EXERCISE AIM — In the listing below, locate the lines that hold "this" and copy them.

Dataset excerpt
-=-=-

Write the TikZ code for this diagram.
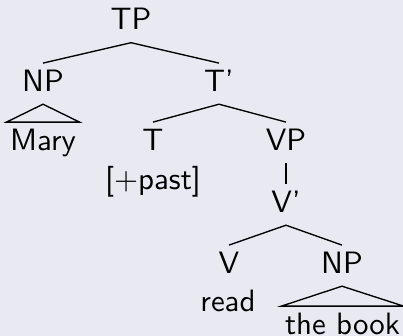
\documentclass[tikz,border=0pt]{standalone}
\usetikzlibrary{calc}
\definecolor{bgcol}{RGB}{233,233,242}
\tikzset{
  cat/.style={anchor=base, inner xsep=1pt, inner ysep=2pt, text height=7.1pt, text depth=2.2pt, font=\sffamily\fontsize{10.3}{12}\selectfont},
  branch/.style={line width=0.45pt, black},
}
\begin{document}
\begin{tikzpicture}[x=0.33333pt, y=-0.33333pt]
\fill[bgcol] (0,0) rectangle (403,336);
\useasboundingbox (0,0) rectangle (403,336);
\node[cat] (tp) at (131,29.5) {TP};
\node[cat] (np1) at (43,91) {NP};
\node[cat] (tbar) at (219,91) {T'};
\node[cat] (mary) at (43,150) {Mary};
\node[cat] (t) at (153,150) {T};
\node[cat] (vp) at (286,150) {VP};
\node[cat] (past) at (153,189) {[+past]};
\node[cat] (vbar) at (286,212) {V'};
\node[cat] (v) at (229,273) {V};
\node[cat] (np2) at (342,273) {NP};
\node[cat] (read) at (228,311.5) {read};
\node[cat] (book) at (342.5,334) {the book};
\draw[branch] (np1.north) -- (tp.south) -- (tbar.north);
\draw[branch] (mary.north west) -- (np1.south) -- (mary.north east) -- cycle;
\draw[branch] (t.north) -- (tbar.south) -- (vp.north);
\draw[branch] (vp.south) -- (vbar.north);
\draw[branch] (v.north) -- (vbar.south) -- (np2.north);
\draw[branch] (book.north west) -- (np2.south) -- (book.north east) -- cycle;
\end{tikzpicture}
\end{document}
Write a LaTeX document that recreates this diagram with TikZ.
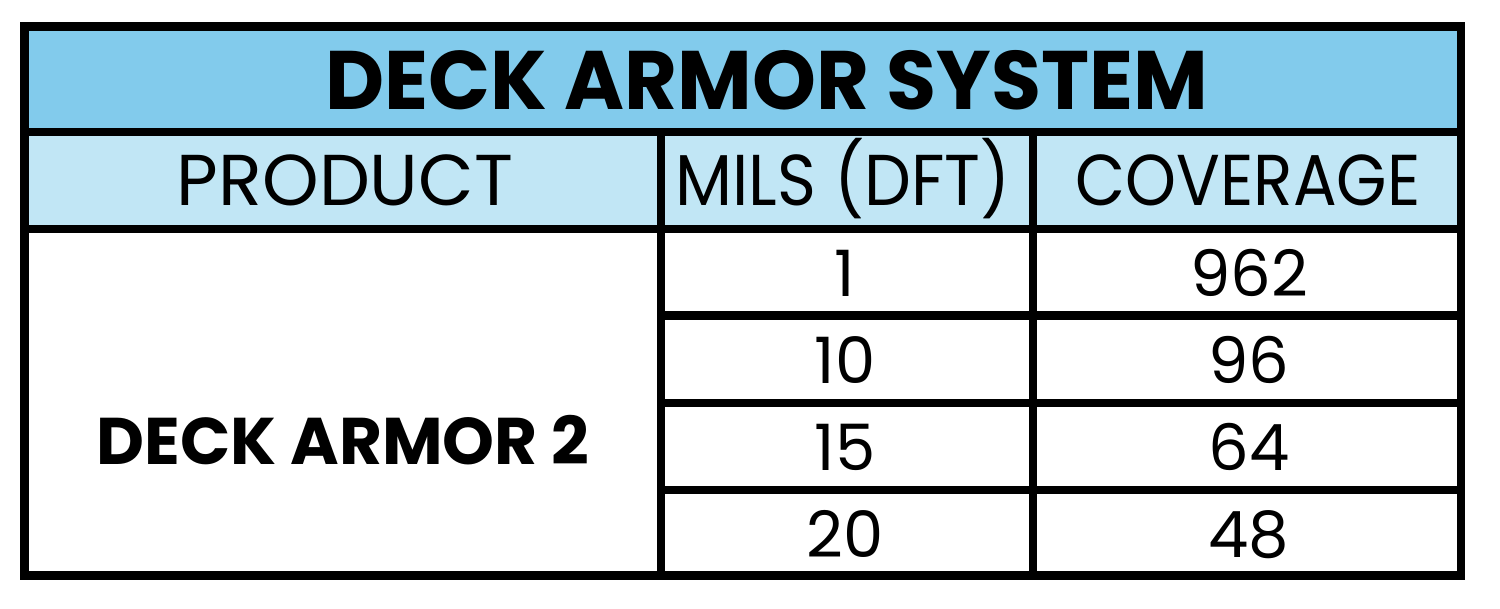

-=-=-

OUTPUT OF THE TASK —
Write the TikZ code for this diagram.
Write a LaTeX document that recreates this diagram with TikZ.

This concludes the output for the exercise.